March 22 (Bloomberg) -- India’s rupee completed its first weekly loss since the five days ended March 1 on concern political instability and limited room to lower borrowing costs will derail efforts to revive the economy.
Prime Minister Manmohan Singh’s main coalition partner withdrew support this week, threatening the biggest policy revamp in a decade. The Reserve Bank of India, which cut interest rates for a second time this year on March 19, said “persisting” inflation curbs scope for further reductions. The currency is particularly vulnerable due to the nation’s record current-account deficit, according to BNP Paribas Securities India Pvt Ltd.
“Progress will be difficult and slow and there are unlikely to be any huge reform steps taken,” Kenneth Akintewe, a Singapore-based fund manager at Aberdeen Asset Management Plc, which oversees $314 billion globally, said in an e-mailed response to questions. “The currency will stay range-bound and somewhat volatile.”
The rupee declined 0.6 percent this week to 54.3425 per dollar in Mumbai, according to data compiled by Bloomberg. It fell 0.1 percent today. One-month implied volatility, a gauge of expected moves in the exchange rate used to price options, rose 39 basis points, or 0.39 percentage point, to 8.58 percent this week. The rate climbed 24 basis points today.

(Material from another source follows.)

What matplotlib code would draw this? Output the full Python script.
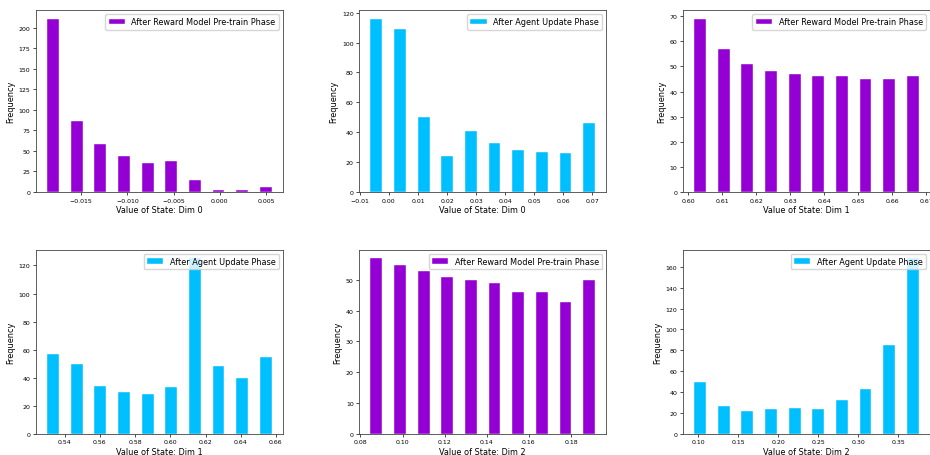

The shortfall in India’s current account, the broadest measure of trade, is a “greater worry” than the budget gap and the government needs to attract capital inflows, Finance Minister Palaniappan Chidambaram said on Feb. 28.
The withdrawal of the Dravida Munnetra Kazhagam party may make it relatively difficult to cut fuel subsidies and improve public finances, according to BNP Paribas Securities. The bank studied the impact on the nation’s markets from periods of political uncertainty including the Bharatiya Janata Party’s 2004 election loss and when communist parties pulled support in 2008 protesting an India-U.S. nuclear treaty.
“Under present circumstances, the rupee appears more vulnerable than it was in 2008 or 2004,” Manishi Raychaudhuri and Gautam Mehta, analysts at BNP Paribas Securities, wrote in a March 20 report. “If flows stop the rupee could mean revert to its fair value,” which is 5 percent or 6 percent lower, they wrote.
Three-month onshore rupee forwards traded at 55.42 per dollar, compared with 55.34 yesterday, according to data compiled by Bloomberg. Offshore non-deliverable contracts were at 55.37 versus 55.33. Forwards are agreements to buy or sell assets at a set price and date. Non-deliverable contracts are settled in dollars.